Code that draws figures:

☆ ☆ ☆ ☆ ☆ ☆ ☆

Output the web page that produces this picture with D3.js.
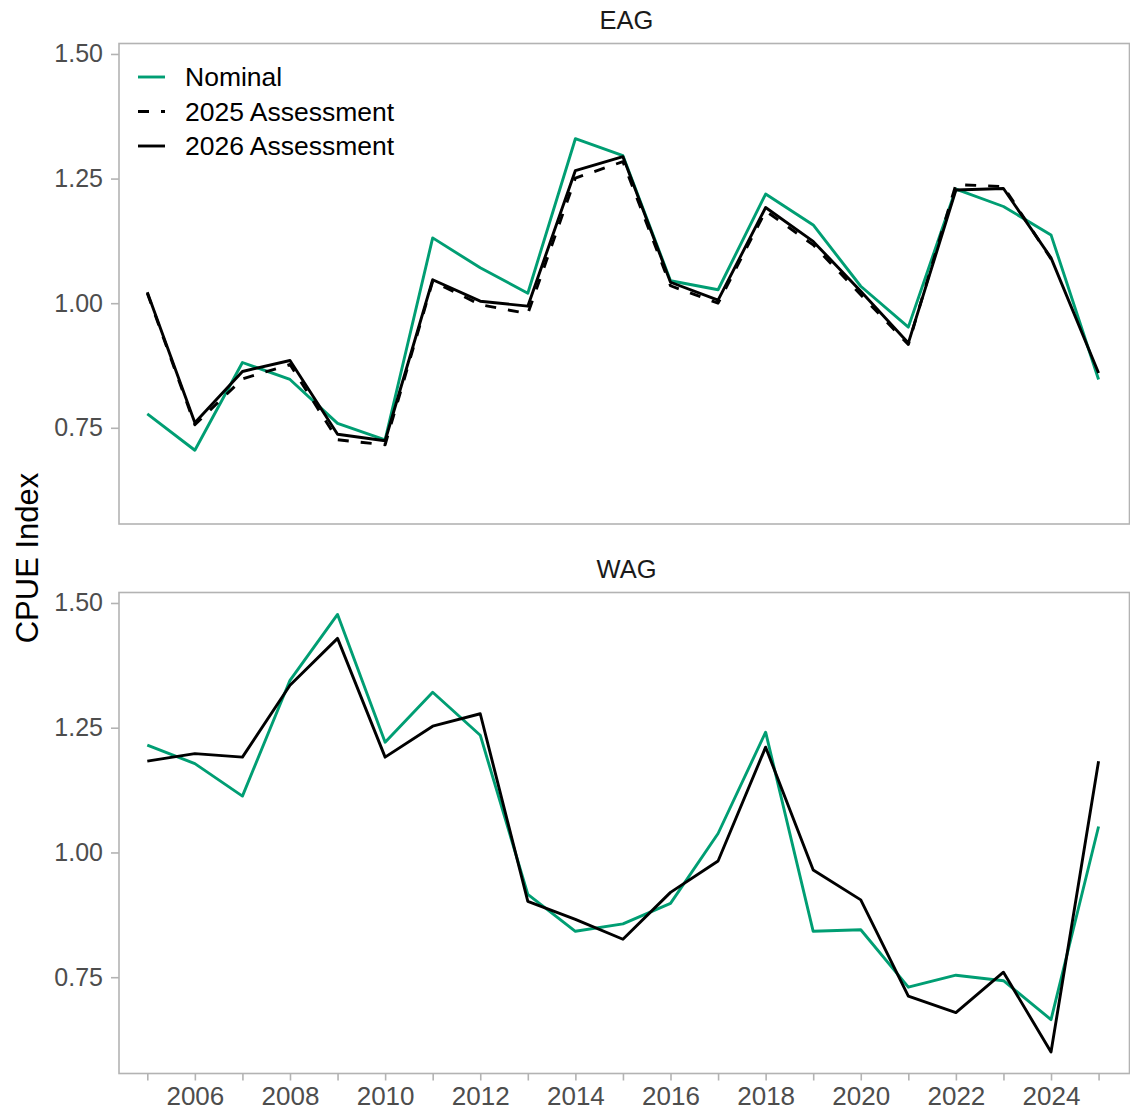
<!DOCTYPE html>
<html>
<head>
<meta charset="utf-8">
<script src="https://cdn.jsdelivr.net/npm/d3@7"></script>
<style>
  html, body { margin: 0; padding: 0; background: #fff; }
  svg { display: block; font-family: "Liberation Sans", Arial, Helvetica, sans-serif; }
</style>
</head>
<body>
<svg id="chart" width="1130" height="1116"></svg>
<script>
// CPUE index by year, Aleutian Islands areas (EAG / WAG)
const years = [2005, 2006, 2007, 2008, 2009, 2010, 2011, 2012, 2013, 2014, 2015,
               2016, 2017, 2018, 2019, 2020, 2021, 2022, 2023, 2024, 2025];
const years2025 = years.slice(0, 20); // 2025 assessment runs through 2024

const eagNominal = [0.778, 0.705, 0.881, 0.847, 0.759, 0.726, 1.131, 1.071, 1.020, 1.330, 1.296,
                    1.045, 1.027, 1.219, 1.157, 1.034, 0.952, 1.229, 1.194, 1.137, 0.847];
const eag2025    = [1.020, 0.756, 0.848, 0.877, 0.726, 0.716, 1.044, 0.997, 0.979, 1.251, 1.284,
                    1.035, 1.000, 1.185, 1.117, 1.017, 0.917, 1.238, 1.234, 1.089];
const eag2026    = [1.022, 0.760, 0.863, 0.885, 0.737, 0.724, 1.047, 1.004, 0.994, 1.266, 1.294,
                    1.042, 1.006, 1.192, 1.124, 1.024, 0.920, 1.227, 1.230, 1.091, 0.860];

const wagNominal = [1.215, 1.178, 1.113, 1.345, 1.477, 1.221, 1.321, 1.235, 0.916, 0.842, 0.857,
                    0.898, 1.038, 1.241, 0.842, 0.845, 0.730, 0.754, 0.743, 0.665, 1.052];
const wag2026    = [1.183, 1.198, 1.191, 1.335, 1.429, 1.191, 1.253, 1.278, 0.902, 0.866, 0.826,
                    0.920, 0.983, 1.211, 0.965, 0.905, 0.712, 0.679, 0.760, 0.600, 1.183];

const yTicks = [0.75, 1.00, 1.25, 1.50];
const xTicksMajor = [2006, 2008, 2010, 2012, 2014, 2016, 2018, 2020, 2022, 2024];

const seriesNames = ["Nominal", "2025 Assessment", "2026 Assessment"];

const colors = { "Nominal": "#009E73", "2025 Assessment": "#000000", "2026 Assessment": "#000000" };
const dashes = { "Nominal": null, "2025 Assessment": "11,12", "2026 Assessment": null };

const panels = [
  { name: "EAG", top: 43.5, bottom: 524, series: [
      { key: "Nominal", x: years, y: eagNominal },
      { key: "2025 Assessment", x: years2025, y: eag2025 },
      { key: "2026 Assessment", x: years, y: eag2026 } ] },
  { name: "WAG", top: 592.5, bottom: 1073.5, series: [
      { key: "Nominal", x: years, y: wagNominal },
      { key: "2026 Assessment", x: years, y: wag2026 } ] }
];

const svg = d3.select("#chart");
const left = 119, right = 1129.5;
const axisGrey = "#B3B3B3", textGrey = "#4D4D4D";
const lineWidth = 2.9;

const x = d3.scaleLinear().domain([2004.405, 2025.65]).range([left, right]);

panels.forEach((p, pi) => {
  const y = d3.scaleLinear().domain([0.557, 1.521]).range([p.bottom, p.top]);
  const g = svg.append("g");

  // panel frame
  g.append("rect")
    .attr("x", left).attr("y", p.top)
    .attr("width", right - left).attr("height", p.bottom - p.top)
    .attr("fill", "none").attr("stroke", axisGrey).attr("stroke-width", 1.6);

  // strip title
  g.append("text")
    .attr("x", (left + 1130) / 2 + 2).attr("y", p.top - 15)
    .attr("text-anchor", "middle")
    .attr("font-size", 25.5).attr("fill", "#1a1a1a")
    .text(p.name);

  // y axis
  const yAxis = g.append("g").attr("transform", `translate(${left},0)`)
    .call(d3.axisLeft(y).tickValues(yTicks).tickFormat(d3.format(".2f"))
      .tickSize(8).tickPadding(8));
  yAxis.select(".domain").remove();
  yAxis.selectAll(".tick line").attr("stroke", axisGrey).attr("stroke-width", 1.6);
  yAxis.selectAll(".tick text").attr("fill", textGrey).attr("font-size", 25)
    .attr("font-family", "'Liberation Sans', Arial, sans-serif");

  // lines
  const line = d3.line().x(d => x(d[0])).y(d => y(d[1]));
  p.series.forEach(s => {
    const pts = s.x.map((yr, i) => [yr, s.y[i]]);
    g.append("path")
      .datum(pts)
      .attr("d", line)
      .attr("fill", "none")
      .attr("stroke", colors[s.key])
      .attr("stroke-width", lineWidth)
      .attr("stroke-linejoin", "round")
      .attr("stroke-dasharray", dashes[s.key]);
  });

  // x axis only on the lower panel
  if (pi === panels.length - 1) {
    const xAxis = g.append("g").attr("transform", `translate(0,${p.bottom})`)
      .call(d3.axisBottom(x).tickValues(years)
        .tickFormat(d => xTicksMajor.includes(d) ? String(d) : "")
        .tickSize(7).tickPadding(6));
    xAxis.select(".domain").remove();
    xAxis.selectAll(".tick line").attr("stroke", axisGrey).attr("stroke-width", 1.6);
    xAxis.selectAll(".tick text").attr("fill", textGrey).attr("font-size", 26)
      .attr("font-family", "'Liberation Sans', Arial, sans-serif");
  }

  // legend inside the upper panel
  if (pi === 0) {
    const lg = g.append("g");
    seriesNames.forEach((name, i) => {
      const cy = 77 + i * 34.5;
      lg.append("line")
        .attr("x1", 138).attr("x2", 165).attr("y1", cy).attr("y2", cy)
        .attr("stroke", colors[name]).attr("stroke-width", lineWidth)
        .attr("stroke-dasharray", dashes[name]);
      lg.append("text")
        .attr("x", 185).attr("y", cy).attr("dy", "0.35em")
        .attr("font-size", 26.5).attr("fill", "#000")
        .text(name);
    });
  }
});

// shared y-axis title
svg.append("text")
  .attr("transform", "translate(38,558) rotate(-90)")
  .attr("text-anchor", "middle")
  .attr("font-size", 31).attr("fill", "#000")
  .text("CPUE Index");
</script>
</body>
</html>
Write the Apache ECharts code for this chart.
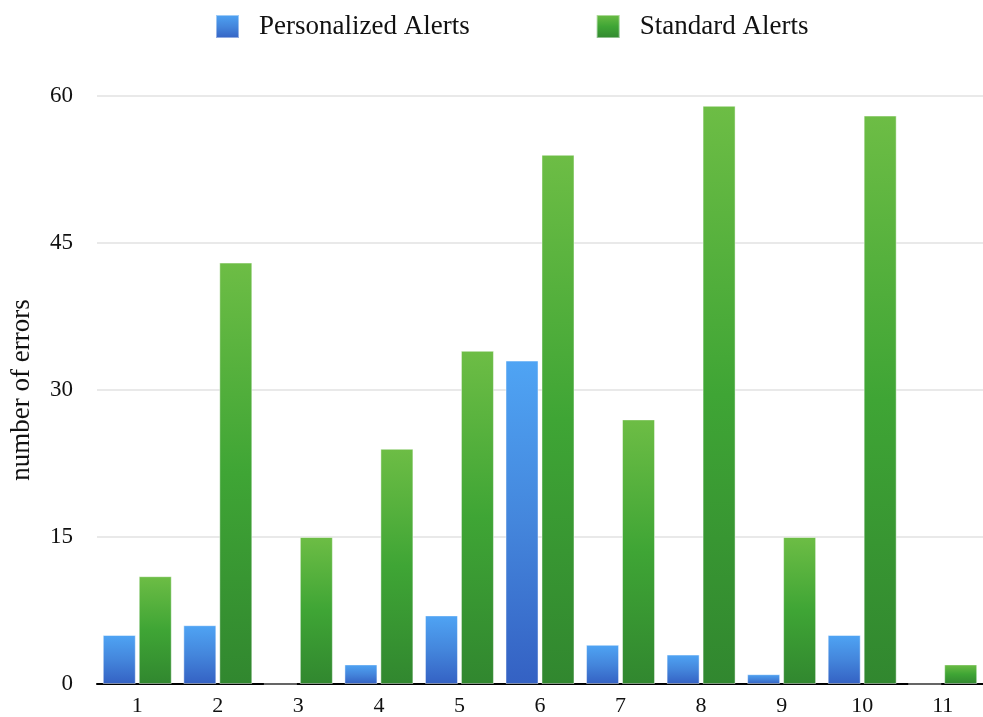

☆ ☆ ☆ ☆ ☆ ☆ ☆

▶ [DIRECTIVE]: Write out again exactly the lines from the start of the data above through the line containing "const years2025 = years.slice(0, 20);", inclusive, excluding any pictures.

▶ [FULL RESPONSE]:
Output the web page that produces this picture with D3.js.
<!DOCTYPE html>
<html>
<head>
<meta charset="utf-8">
<script src="https://cdn.jsdelivr.net/npm/d3@7"></script>
<style>
  html, body { margin: 0; padding: 0; background: #fff; }
  svg { display: block; font-family: "Liberation Sans", Arial, Helvetica, sans-serif; }
</style>
</head>
<body>
<svg id="chart" width="1130" height="1116"></svg>
<script>
// CPUE index by year, Aleutian Islands areas (EAG / WAG)
const years = [2005, 2006, 2007, 2008, 2009, 2010, 2011, 2012, 2013, 2014, 2015,
               2016, 2017, 2018, 2019, 2020, 2021, 2022, 2023, 2024, 2025];
const years2025 = years.slice(0, 20); // 2025 assessment runs through 2024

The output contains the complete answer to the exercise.